--- BEGIN ---

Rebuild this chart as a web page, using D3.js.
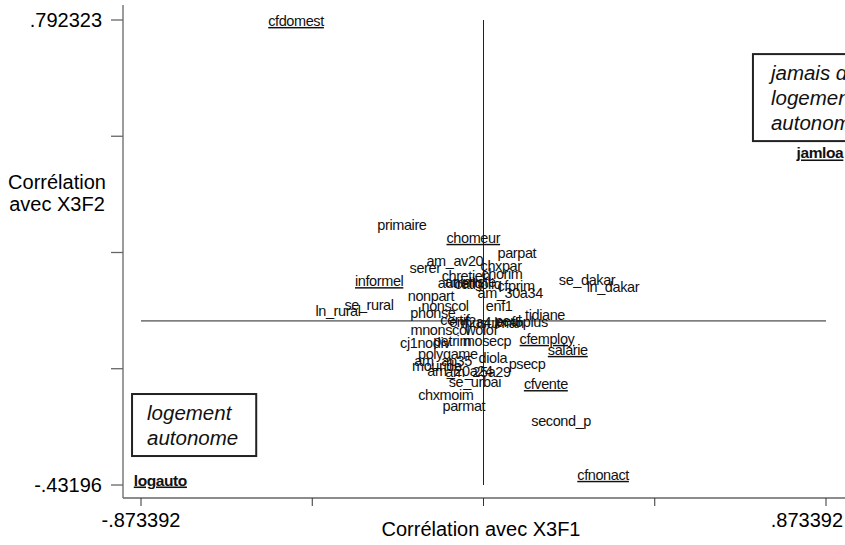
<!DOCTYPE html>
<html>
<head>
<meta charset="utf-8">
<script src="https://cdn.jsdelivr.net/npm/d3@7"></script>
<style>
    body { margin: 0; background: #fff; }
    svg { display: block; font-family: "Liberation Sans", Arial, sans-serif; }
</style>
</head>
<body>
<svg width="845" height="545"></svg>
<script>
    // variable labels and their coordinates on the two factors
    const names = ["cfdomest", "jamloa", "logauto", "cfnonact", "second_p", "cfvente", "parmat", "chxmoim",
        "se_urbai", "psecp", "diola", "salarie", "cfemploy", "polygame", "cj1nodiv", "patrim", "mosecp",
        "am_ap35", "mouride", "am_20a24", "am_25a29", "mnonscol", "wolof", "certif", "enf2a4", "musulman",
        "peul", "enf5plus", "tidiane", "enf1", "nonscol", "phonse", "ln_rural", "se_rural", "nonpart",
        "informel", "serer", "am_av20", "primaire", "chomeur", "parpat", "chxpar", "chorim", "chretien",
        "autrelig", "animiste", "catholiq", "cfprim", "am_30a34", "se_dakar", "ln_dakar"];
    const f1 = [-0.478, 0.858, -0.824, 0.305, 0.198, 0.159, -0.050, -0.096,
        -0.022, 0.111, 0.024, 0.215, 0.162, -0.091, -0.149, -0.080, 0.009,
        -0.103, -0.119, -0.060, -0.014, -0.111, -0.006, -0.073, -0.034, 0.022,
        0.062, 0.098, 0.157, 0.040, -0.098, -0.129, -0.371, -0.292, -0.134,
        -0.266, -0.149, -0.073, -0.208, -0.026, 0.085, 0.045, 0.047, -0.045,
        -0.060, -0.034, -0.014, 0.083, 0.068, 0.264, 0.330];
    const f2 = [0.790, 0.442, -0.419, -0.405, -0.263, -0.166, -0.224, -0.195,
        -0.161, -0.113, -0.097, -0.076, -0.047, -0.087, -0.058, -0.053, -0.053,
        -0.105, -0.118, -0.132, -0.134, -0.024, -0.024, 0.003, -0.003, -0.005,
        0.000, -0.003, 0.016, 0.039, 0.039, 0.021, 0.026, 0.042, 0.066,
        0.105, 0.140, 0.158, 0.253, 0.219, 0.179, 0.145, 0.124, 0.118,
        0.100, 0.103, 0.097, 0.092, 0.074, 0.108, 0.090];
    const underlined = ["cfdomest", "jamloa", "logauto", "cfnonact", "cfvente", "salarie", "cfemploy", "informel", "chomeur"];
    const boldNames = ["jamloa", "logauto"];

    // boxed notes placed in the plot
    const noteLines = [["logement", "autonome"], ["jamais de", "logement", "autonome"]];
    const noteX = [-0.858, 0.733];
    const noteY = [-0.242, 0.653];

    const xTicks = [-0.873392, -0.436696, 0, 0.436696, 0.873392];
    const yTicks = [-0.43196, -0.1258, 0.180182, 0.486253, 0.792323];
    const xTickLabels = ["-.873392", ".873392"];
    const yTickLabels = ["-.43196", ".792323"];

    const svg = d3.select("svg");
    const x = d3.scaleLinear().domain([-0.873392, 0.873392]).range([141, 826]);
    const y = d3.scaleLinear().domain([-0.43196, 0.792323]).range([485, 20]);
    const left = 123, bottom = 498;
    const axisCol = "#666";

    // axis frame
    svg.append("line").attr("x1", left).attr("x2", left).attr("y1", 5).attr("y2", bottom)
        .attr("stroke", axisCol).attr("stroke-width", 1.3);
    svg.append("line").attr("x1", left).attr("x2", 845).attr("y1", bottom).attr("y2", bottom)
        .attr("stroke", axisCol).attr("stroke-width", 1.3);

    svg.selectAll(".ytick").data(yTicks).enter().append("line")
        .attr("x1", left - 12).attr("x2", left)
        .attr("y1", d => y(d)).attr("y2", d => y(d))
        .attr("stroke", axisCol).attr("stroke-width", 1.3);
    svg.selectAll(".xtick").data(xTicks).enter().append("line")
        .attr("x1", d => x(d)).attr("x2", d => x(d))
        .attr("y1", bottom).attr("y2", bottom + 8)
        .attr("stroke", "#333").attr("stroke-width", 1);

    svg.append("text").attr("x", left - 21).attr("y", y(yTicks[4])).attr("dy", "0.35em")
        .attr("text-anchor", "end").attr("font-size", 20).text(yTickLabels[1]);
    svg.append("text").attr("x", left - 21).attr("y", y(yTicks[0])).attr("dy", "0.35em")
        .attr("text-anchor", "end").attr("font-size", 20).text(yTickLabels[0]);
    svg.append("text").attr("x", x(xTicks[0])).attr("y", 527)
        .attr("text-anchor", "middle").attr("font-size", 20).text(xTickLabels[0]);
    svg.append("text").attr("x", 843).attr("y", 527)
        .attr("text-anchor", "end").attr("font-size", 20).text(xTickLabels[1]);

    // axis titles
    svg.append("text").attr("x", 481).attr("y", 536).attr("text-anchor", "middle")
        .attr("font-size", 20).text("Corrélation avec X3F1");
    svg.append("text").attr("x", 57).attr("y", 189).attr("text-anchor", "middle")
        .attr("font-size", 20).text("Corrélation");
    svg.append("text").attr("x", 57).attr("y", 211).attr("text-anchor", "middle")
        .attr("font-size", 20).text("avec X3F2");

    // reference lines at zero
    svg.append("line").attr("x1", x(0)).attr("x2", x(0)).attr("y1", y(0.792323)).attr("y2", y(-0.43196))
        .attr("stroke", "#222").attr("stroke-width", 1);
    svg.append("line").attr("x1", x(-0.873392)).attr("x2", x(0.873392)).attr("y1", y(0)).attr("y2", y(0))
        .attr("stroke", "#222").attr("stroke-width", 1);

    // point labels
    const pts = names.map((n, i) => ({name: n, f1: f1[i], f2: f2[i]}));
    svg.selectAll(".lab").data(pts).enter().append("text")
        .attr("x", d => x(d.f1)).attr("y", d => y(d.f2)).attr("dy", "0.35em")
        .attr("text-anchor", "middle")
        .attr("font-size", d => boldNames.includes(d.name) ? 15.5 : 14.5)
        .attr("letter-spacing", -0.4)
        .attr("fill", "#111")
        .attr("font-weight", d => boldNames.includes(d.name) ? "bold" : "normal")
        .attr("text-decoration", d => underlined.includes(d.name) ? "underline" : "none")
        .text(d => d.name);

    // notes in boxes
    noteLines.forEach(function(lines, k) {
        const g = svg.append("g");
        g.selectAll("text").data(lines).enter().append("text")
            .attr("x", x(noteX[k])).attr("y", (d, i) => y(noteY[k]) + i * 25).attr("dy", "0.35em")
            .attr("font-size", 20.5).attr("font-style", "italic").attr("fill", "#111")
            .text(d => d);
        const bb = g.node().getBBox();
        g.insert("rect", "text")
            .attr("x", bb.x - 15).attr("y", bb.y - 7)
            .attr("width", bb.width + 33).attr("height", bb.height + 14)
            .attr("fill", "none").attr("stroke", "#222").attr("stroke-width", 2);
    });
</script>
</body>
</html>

--- END ---
--- BEGIN ---

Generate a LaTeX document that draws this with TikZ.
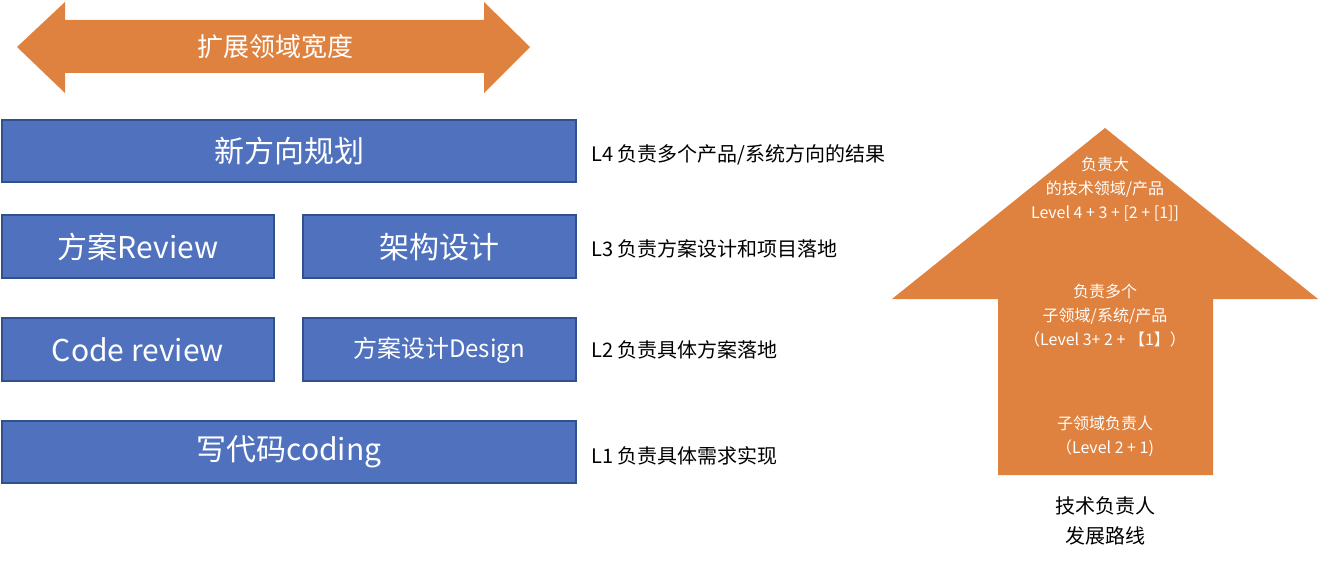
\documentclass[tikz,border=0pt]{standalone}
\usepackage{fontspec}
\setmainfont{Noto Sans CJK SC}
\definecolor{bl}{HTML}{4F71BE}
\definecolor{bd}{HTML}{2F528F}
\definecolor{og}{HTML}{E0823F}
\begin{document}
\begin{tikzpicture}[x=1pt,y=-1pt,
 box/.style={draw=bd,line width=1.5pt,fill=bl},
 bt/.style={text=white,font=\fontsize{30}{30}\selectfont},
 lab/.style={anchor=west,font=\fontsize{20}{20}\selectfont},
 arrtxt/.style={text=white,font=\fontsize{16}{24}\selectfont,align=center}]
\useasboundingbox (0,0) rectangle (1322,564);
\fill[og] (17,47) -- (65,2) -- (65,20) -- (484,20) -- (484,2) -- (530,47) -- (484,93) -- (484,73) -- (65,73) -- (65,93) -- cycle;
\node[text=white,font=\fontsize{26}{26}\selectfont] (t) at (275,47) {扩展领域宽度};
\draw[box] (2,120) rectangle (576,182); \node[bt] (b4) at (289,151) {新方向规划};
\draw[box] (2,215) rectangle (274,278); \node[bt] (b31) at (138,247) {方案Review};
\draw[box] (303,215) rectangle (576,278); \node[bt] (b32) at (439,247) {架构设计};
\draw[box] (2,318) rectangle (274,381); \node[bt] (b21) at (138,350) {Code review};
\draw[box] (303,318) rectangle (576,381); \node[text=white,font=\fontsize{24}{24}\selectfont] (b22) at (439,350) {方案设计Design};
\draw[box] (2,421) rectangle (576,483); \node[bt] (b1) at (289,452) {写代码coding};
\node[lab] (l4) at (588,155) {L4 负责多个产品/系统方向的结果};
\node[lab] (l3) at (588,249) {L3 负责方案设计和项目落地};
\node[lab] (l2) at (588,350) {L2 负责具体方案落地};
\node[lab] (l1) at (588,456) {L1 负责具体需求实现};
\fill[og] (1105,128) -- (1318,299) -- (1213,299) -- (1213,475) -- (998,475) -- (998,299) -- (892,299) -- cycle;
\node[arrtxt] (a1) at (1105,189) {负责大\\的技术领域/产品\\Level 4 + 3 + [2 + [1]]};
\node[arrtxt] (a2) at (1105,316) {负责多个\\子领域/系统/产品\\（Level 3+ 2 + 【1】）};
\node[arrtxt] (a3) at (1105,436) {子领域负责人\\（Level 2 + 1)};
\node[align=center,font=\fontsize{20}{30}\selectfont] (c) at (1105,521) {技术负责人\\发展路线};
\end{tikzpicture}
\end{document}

--- END ---
--- BEGIN ---

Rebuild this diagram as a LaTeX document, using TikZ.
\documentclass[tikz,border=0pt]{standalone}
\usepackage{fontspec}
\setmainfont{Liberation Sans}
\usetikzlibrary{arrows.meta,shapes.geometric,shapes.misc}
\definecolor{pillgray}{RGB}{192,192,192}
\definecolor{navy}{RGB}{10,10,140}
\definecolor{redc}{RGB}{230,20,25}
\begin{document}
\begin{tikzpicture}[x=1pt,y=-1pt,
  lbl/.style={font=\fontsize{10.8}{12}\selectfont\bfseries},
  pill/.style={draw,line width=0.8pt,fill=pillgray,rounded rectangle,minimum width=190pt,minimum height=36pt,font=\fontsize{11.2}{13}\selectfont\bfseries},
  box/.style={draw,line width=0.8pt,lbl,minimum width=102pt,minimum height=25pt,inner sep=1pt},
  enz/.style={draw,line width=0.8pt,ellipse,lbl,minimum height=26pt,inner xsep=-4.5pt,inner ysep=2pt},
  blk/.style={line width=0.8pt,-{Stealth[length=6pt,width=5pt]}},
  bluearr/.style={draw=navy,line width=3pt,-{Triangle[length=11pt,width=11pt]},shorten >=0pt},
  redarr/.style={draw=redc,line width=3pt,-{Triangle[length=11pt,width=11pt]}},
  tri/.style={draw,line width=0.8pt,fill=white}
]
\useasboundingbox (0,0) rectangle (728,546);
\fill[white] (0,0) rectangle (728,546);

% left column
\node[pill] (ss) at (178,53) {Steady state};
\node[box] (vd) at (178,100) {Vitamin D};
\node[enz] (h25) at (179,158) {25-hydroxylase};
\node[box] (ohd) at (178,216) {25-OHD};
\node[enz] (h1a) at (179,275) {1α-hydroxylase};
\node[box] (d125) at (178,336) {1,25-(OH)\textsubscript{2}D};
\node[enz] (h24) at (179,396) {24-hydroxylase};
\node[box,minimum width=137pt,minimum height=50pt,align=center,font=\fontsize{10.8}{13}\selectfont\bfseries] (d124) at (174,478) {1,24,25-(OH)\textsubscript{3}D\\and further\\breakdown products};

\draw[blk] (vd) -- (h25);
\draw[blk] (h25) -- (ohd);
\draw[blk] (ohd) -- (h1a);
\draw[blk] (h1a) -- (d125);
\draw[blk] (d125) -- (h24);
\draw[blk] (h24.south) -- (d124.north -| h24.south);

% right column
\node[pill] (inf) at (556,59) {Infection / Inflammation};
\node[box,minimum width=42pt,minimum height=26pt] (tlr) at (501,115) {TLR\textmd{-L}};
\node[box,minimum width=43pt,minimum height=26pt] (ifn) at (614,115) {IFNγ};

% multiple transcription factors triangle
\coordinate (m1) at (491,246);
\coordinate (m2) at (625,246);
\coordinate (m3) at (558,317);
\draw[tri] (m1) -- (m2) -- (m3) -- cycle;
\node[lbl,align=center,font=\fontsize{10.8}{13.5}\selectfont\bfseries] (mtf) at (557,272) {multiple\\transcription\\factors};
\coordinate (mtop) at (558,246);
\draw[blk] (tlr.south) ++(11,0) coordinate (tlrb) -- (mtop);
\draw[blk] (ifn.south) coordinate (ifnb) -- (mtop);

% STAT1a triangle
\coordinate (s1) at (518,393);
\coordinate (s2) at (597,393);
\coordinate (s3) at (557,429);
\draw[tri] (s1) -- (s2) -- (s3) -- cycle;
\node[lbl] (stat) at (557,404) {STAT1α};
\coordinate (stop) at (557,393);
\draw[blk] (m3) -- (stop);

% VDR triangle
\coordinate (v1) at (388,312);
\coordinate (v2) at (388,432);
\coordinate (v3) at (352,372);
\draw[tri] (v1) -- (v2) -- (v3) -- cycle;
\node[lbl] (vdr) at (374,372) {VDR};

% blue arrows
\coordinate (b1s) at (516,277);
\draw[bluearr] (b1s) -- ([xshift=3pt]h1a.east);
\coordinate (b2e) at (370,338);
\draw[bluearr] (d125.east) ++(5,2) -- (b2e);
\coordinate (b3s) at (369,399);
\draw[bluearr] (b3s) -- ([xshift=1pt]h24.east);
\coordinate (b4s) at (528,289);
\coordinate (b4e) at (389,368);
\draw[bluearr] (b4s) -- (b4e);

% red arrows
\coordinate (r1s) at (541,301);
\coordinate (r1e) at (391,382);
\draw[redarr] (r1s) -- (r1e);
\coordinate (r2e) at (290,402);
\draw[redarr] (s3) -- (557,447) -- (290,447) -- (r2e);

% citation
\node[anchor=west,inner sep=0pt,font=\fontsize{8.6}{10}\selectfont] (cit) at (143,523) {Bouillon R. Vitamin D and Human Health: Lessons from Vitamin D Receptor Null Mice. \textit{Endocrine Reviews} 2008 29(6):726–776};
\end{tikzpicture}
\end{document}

--- END ---

JOB: Look over the listing. Pull out every line with the string "this" in it.

FULL ANSWER:
Rebuild this chart as a web page, using D3.js.
Generate a LaTeX document that draws this with TikZ.
Rebuild this diagram as a LaTeX document, using TikZ.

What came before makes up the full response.